• Task: Leave the pictures out and retype the lines from the beginning through the line with "const baseLineL = [[4.1,24],[20,24]];", both ends included.
* * * * * * *
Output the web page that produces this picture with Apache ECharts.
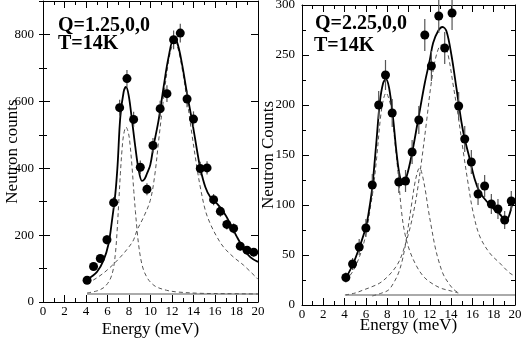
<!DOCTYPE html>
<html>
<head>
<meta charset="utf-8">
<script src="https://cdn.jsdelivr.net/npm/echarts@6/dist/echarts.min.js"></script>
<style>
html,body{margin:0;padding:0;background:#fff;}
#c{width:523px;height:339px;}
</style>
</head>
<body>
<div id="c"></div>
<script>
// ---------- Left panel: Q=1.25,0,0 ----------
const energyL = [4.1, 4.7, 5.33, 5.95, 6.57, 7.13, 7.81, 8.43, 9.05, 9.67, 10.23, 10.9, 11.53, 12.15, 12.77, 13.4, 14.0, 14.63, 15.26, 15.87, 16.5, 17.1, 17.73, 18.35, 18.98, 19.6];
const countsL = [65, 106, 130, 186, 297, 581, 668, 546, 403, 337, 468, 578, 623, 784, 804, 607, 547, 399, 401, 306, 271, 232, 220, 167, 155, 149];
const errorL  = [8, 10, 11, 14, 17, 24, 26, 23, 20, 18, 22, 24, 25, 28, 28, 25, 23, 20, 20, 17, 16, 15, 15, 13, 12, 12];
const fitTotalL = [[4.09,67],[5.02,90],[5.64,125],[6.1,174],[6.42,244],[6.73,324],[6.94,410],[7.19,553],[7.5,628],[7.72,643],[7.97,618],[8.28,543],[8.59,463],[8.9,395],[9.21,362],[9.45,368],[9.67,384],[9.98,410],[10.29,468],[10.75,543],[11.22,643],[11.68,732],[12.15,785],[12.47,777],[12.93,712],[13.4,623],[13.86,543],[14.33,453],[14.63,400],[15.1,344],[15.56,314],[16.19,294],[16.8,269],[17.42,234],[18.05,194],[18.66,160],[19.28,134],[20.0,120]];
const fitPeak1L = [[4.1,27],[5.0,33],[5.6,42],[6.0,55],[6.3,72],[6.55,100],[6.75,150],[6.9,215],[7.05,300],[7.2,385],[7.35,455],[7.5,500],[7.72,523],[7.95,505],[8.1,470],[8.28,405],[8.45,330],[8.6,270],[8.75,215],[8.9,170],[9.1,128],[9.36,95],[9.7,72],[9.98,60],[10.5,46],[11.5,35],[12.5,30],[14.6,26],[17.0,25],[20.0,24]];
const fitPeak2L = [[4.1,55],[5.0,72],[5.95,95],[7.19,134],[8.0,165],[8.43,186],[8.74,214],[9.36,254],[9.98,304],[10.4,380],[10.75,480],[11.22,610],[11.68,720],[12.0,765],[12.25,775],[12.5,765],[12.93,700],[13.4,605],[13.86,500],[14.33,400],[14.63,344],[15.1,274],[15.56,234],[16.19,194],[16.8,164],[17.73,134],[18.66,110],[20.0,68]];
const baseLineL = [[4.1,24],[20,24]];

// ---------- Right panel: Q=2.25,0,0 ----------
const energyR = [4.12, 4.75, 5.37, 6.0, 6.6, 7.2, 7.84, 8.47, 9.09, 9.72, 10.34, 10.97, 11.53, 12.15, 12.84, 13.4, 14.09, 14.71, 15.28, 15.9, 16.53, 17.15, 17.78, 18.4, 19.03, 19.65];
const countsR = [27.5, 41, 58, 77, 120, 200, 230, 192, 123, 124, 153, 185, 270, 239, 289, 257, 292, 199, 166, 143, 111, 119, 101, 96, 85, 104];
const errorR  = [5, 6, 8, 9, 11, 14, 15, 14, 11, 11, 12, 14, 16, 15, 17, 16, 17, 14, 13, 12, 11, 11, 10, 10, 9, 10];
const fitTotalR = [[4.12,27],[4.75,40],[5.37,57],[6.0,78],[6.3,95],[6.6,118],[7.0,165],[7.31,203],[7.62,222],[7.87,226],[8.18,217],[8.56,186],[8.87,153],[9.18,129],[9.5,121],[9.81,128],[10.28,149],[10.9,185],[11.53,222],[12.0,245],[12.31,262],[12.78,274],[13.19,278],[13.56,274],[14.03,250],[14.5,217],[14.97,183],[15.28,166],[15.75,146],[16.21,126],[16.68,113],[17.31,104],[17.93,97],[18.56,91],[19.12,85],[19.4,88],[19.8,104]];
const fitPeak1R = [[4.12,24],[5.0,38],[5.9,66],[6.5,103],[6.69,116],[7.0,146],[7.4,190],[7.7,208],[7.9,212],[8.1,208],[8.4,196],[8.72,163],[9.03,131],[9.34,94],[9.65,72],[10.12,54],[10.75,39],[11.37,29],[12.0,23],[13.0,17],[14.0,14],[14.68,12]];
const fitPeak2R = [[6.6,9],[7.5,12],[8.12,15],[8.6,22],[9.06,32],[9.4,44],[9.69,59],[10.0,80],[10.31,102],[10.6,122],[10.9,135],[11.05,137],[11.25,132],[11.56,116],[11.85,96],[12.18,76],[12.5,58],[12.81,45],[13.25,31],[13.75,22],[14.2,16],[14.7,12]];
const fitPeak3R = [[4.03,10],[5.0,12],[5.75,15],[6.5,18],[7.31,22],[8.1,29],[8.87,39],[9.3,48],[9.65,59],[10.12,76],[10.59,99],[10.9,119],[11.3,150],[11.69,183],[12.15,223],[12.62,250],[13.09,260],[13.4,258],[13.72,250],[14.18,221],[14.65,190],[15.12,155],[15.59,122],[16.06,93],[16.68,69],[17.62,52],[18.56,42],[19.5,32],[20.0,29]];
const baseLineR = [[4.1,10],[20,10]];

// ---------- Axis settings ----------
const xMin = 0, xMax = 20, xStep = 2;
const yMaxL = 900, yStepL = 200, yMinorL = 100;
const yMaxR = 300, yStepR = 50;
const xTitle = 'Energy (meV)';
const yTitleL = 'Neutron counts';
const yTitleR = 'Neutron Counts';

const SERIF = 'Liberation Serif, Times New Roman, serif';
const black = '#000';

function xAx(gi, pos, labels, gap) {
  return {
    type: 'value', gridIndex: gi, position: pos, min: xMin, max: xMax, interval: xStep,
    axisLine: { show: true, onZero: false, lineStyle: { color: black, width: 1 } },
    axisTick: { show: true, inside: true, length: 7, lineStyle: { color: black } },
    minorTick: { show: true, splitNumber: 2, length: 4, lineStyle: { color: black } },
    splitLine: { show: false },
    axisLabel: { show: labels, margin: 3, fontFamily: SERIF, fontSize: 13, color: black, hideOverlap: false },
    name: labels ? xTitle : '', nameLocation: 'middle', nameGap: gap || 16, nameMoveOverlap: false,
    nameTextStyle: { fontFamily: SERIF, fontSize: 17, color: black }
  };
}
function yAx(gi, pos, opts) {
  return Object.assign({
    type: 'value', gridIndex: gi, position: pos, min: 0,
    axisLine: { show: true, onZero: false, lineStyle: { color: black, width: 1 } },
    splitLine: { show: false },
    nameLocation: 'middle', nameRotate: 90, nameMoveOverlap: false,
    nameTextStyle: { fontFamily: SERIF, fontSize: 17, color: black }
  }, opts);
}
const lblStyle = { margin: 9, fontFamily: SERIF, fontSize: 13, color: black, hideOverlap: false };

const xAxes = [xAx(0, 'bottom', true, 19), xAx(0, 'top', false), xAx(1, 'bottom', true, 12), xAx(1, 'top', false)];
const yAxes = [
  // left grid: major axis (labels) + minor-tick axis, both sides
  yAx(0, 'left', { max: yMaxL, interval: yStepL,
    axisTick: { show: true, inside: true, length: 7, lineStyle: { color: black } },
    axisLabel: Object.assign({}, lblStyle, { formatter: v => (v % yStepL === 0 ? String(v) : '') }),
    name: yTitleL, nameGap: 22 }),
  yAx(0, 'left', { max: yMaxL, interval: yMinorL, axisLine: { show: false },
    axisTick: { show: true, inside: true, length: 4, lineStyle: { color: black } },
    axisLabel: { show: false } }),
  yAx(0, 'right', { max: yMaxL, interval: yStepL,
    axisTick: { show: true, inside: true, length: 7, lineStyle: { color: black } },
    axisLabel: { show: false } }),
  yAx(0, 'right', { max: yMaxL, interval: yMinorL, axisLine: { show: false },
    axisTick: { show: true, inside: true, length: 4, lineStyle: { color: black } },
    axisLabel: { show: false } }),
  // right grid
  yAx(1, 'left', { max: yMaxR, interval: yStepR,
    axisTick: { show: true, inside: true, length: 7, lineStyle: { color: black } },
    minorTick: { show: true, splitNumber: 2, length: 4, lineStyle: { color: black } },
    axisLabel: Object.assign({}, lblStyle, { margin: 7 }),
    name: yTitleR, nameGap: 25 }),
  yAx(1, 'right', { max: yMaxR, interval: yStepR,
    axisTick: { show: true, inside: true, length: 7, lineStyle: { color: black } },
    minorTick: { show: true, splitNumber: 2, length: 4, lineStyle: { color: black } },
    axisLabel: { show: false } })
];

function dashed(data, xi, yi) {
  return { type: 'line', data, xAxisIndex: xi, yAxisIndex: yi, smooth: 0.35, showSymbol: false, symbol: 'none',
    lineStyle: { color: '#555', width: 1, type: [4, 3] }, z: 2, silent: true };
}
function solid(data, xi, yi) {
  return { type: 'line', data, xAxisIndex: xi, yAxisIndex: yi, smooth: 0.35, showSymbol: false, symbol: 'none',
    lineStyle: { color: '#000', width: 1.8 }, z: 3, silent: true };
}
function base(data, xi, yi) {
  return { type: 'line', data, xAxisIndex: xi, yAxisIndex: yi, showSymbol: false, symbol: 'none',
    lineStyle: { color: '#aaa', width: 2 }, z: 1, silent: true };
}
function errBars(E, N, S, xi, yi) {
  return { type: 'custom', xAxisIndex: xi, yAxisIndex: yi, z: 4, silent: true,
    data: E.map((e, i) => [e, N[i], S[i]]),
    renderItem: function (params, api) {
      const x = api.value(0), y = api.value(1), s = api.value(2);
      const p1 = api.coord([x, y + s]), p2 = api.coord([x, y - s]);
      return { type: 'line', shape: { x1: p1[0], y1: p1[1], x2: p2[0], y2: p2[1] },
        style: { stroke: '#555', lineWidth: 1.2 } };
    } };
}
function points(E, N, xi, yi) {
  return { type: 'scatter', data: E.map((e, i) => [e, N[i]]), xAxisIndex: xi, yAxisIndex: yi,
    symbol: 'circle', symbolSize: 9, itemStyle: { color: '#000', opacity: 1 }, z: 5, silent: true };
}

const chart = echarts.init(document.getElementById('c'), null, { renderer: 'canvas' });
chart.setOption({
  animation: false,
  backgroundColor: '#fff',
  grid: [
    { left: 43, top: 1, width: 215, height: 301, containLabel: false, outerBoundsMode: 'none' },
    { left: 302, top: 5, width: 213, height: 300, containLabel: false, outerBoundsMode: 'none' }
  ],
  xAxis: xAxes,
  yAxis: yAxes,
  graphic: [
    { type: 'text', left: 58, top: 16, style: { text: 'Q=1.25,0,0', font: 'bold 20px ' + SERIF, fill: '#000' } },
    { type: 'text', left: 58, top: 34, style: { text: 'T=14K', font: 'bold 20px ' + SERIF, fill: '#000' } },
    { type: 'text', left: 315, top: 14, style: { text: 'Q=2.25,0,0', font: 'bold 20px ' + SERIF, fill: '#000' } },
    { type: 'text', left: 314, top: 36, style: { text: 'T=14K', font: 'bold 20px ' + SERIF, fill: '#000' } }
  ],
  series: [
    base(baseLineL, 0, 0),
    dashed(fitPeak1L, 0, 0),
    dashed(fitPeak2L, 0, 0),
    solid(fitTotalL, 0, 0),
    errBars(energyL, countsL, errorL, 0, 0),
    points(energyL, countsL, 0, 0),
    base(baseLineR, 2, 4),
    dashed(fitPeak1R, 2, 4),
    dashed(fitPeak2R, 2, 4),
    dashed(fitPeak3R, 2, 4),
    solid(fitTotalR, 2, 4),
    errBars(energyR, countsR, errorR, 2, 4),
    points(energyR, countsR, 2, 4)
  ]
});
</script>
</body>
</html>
* * * * * * *
• Response:
Output the web page that produces this picture with Apache ECharts.
<!DOCTYPE html>
<html>
<head>
<meta charset="utf-8">
<script src="https://cdn.jsdelivr.net/npm/echarts@6/dist/echarts.min.js"></script>
<style>
html,body{margin:0;padding:0;background:#fff;}
#c{width:523px;height:339px;}
</style>
</head>
<body>
<div id="c"></div>
<script>
// ---------- Left panel: Q=1.25,0,0 ----------
const energyL = [4.1, 4.7, 5.33, 5.95, 6.57, 7.13, 7.81, 8.43, 9.05, 9.67, 10.23, 10.9, 11.53, 12.15, 12.77, 13.4, 14.0, 14.63, 15.26, 15.87, 16.5, 17.1, 17.73, 18.35, 18.98, 19.6];
const countsL = [65, 106, 130, 186, 297, 581, 668, 546, 403, 337, 468, 578, 623, 784, 804, 607, 547, 399, 401, 306, 271, 232, 220, 167, 155, 149];
const errorL  = [8, 10, 11, 14, 17, 24, 26, 23, 20, 18, 22, 24, 25, 28, 28, 25, 23, 20, 20, 17, 16, 15, 15, 13, 12, 12];
const fitTotalL = [[4.09,67],[5.02,90],[5.64,125],[6.1,174],[6.42,244],[6.73,324],[6.94,410],[7.19,553],[7.5,628],[7.72,643],[7.97,618],[8.28,543],[8.59,463],[8.9,395],[9.21,362],[9.45,368],[9.67,384],[9.98,410],[10.29,468],[10.75,543],[11.22,643],[11.68,732],[12.15,785],[12.47,777],[12.93,712],[13.4,623],[13.86,543],[14.33,453],[14.63,400],[15.1,344],[15.56,314],[16.19,294],[16.8,269],[17.42,234],[18.05,194],[18.66,160],[19.28,134],[20.0,120]];
const fitPeak1L = [[4.1,27],[5.0,33],[5.6,42],[6.0,55],[6.3,72],[6.55,100],[6.75,150],[6.9,215],[7.05,300],[7.2,385],[7.35,455],[7.5,500],[7.72,523],[7.95,505],[8.1,470],[8.28,405],[8.45,330],[8.6,270],[8.75,215],[8.9,170],[9.1,128],[9.36,95],[9.7,72],[9.98,60],[10.5,46],[11.5,35],[12.5,30],[14.6,26],[17.0,25],[20.0,24]];
const fitPeak2L = [[4.1,55],[5.0,72],[5.95,95],[7.19,134],[8.0,165],[8.43,186],[8.74,214],[9.36,254],[9.98,304],[10.4,380],[10.75,480],[11.22,610],[11.68,720],[12.0,765],[12.25,775],[12.5,765],[12.93,700],[13.4,605],[13.86,500],[14.33,400],[14.63,344],[15.1,274],[15.56,234],[16.19,194],[16.8,164],[17.73,134],[18.66,110],[20.0,68]];
const baseLineL = [[4.1,24],[20,24]];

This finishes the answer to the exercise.